• NKT cell;
  • BCG;
  • IFN-γ;
  • IL-4;
  • Liver


The CD4+ natural killer (NK)T cells in the liver are potent IL-4 producers and hence may promote Th2 cell development. Following Mycobacterium bovis bacillus Calmette Guérin (BCG) infection, IL-4-producing CD4+ NKT cells become undetectable in liver mononuclear cells of normal density (interface between 40 and 70 % Percoll) by flow cytometry. The present study shows that M. bovis BCG infection changes the density of liver CD4+ NKT cells and shifts cytokine production from IL-4 to IFN-γ. The number of CD4+ NK1+ TCRα / βintermediate cells increased in the low-density fraction (< 40 % Percoll density gradient) in parallel to the reduction of this cell population in the fraction of normal density.
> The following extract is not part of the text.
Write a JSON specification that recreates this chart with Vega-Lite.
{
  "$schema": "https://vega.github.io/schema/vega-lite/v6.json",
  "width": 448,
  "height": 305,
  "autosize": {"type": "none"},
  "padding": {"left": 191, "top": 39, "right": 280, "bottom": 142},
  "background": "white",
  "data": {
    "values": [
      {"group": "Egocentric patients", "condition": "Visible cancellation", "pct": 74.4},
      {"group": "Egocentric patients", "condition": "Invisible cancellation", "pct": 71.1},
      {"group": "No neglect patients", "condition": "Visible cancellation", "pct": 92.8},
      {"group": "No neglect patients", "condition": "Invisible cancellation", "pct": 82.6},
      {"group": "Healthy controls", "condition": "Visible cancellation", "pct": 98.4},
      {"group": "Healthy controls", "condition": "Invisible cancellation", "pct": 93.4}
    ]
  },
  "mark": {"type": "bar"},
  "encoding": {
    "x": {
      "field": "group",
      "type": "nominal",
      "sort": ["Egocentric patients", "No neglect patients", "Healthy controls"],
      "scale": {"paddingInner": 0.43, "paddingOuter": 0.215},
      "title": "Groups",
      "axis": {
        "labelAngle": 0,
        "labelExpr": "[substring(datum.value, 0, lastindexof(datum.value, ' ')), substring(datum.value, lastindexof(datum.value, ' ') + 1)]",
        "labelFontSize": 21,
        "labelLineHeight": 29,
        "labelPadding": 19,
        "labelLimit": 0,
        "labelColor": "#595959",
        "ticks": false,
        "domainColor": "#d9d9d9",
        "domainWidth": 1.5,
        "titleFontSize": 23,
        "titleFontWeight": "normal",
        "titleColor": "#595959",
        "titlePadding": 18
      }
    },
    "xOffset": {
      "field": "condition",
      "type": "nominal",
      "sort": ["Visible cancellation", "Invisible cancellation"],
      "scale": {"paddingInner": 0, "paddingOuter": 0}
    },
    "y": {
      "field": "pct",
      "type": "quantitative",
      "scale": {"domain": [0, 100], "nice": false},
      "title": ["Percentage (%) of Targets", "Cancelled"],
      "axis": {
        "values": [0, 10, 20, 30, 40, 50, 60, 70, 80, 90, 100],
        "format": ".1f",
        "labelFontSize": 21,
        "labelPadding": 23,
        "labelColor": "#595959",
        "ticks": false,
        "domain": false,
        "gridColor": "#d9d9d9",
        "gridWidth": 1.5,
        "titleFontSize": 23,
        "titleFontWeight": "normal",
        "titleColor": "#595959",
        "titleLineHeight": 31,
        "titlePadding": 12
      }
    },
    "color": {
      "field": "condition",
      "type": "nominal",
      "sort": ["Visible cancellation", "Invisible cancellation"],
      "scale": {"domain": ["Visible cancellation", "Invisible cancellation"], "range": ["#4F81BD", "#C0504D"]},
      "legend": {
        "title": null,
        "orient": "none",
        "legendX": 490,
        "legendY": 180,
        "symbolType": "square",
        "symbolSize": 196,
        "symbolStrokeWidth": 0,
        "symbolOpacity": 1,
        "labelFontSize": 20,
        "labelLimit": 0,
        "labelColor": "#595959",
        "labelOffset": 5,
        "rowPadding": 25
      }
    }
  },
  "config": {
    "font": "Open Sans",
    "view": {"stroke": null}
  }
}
The number of IL-4-producing cells, however, was small and high frequencies of IFN-γ-secreting cells were identified in the low-density fraction after TCR/CD3 ligation. Accordingly, selected low-density CD4+ NKT cells encompassed high numbers of IFN-γ producers and minute numbers of IL-4-secreting cells. Induction of low-density CD4+ NKT cells by M. bovis BCG was abrogated by endogenous IL-12 neutralization which also caused increased bacterial growth in the liver. We assume that M. bovis BCG infection changes cytokine secretion by the CD4+ NKT cell population from IL-4 to IFN-γ through IL-12 induction. Thus, CD4+ NKT cells may contribute to host resistance against intracellular bacteria prior to conventional IFN-γ-producing Th1 cells.